The superintendent was out of town when a call was placed to the school district office for a comment on statements made by GVA officials about their “multiple” attempts to meet with MUSD officials before the charter application was submitted but were met with repeated refusals.

However, Assistant Superintendent Don Halseth gave this statement: “I believe the district did encourage the charter school to provide information in a timely manner to the board for their review.”

30 days for public hearing, 30 days for county board vote

In the meantime, Great Valley Academy officials are once again on waiting mode. If the San Joaquin Office of Education Board of Trustees decides that GVA’s charter application in Manteca Unified did not deserve a denial and approve it, the county office of education would be the agency that would oversee the branch GVA campus at the Manteca Christian School on Button Avenue.

“Manteca Unified would not have anything to do with the school,” Rosenow said.

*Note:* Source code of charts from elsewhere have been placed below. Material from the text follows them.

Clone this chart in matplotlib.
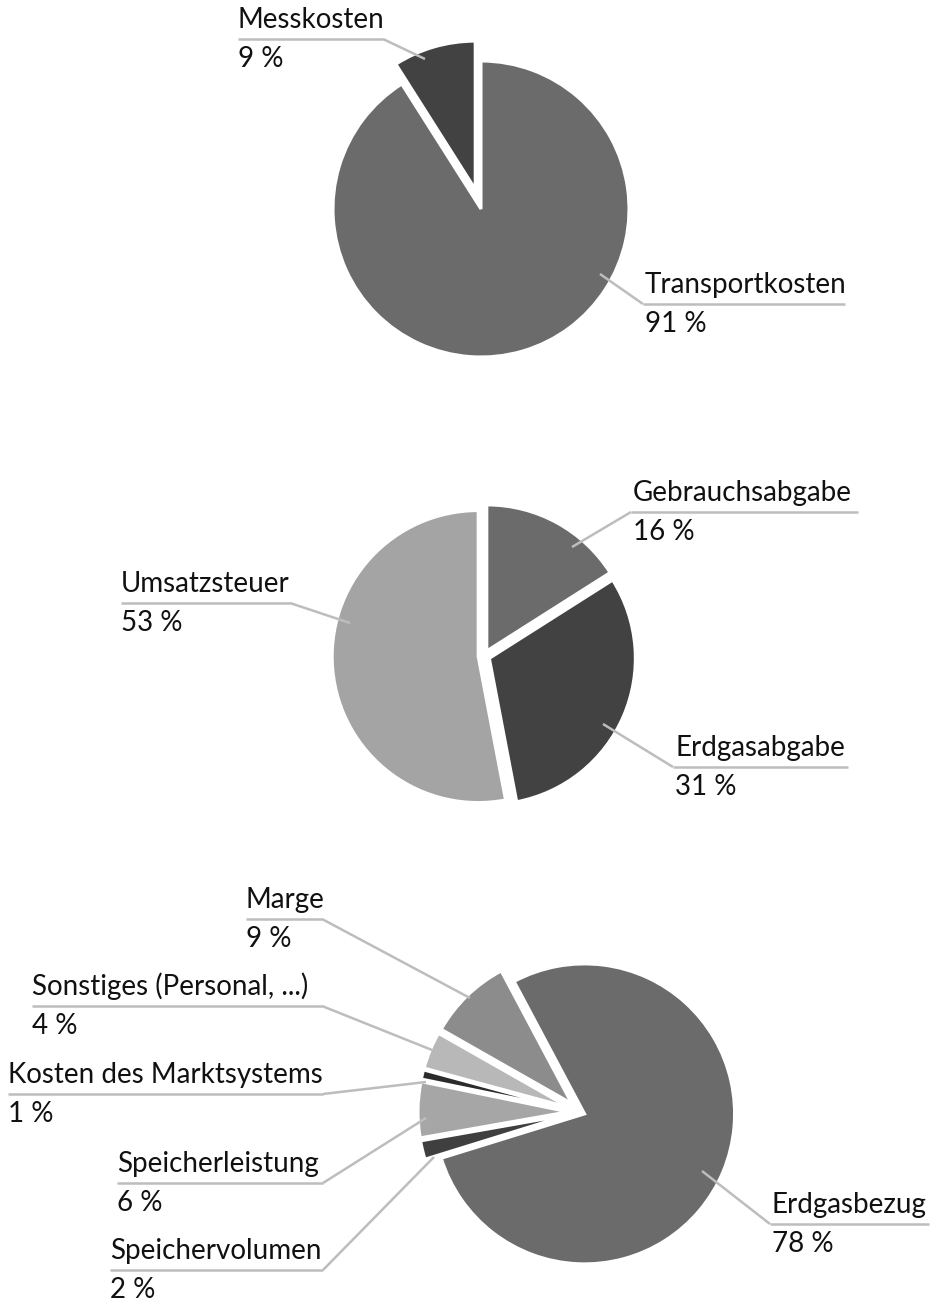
import matplotlib.pyplot as plt

W, H = 939, 1301

# --- data -------------------------------------------------------------
netz_labels = ["Transportkosten", "Messkosten"]
netz_values = [91, 9]

steuer_labels = ["Gebrauchsabgabe", "Erdgasabgabe", "Umsatzsteuer"]
steuer_values = [16, 31, 53]

energie_labels = ["Erdgasbezug", "Speichervolumen", "Speicherleistung",
                  "Kosten des Marktsystems", "Sonstiges (Personal, ...)", "Marge"]
energie_values = [78, 2, 6, 1, 4, 9]

# --- styling / layout (pixel coords, y from top) -----------------------
netz_colors = ["#6b6b6b", "#424242"]
steuer_colors = ["#6b6b6b", "#424242", "#a4a4a4"]
energie_colors = ["#6b6b6b", "#3f3f3f", "#a6a6a6", "#2b2b2b", "#b8b8b8", "#8c8c8c"]

# anchor in slice, underline x0, x1, y, side of the elbow
netz_layout = [((600, 274), 643, 845, 304, "right"),
               ((425, 59), 238, 383, 39, "left")]
steuer_layout = [((572, 547), 631, 858, 512, "right"),
                 ((603, 724), 673, 848, 767, "right"),
                 ((350, 623), 121, 290, 603, "left")]
energie_layout = [((702, 1171), 770, 929, 1224, "right"),
                  ((434, 1157), 110, 323, 1270, "left"),
                  ((426, 1118), 117, 323, 1183, "left"),
                  ((426, 1082), 8, 323, 1094, "left"),
                  ((432, 1050), 32, 322, 1006, "left"),
                  ((470, 998), 246, 322, 919, "left")]

LINE_COLOR = "#bdbdbd"
FONT = "Lato"
FS = 20


def up(y):
    return H - y


def draw_pie(ax, values, colors, center, radius, start, explode):
    # pie's explode is in data units, so scale the fractions by the radius
    ax.pie(values, colors=colors, startangle=start, counterclock=False,
           explode=[e * radius for e in explode],
           center=(center[0], up(center[1])), radius=radius,
           wedgeprops=dict(edgecolor="white", linewidth=2.2))


def draw_labels(ax, labels, values, layout):
    for name, val, (anchor, x0, x1, y, side) in zip(labels, values, layout):
        elbow = (x0, y) if side == "right" else (x1, y)
        ax.plot([anchor[0], elbow[0]], [up(anchor[1]), up(elbow[1])],
                color=LINE_COLOR, lw=1.8, solid_capstyle="butt")
        ax.plot([x0, x1], [up(y), up(y)], color=LINE_COLOR, lw=1.8,
                solid_capstyle="butt")
        tx = x0 + 2 if side == "right" else x0
        ax.text(tx, up(y - 11), name, fontsize=FS, family=FONT,
                color="#111111", ha="left", va="baseline")
        ax.text(tx, up(y + 28), f"{val} %", fontsize=FS, family=FONT,
                color="#111111", ha="left", va="baseline")


fig = plt.figure(figsize=(W / 100, H / 100), dpi=100)
ax = fig.add_axes([0, 0, 1, 1])

draw_pie(ax, netz_values, netz_colors, (481, 209), 148, 90, [0, 0.14])
draw_pie(ax, steuer_values, steuer_colors, (484, 656), 146, 90, [0.04, 0.04, 0.04])
draw_pie(ax, energie_values, energie_colors, (580, 1112), 150, 118,
         [0.033, 0.08, 0.08, 0.08, 0.08, 0.08])

draw_labels(ax, netz_labels, netz_values, netz_layout)
draw_labels(ax, steuer_labels, steuer_values, steuer_layout)
draw_labels(ax, energie_labels, energie_values, energie_layout)

ax.set_xlim(0, W)
ax.set_ylim(0, H)
ax.set_aspect("equal")
ax.axis("off")

fig.savefig("out.png", dpi=100, facecolor="white")
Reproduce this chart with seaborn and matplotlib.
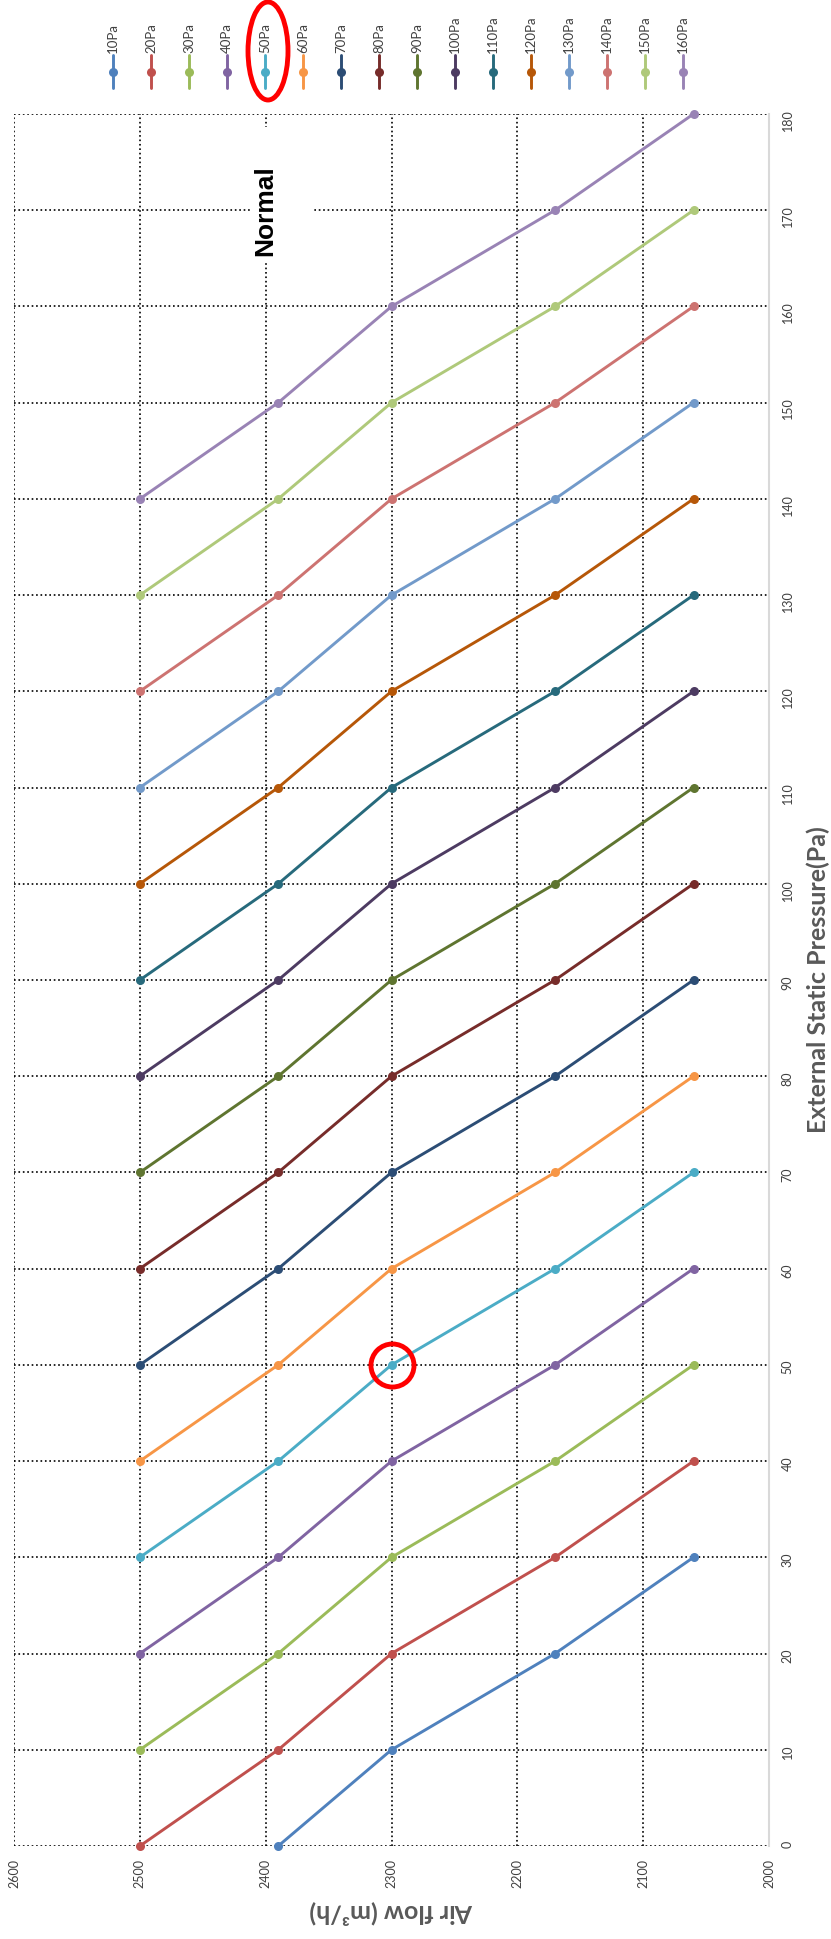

If the county office of education board approves the charter, it would be the one providing the oversight, but not for gratis. Should that happen, and GVA officials hope it will, Rosenow said that the county office of education, which would be the authorizing agency, “legally can charge 3 percent of our budget as oversight, so they can actually make money on this thing.”

The waiting periods for their appeal with the county will be the same as what they went through with Manteca Unified. The county board of education will have 30 days from the day of filing to hold a public hearing on their appeal, which will take place the third Wednesday of January 2011. The board would then have another 30 days to vote on the petition, with that meeting scheduled to fall on the third Wednesday of February 2011.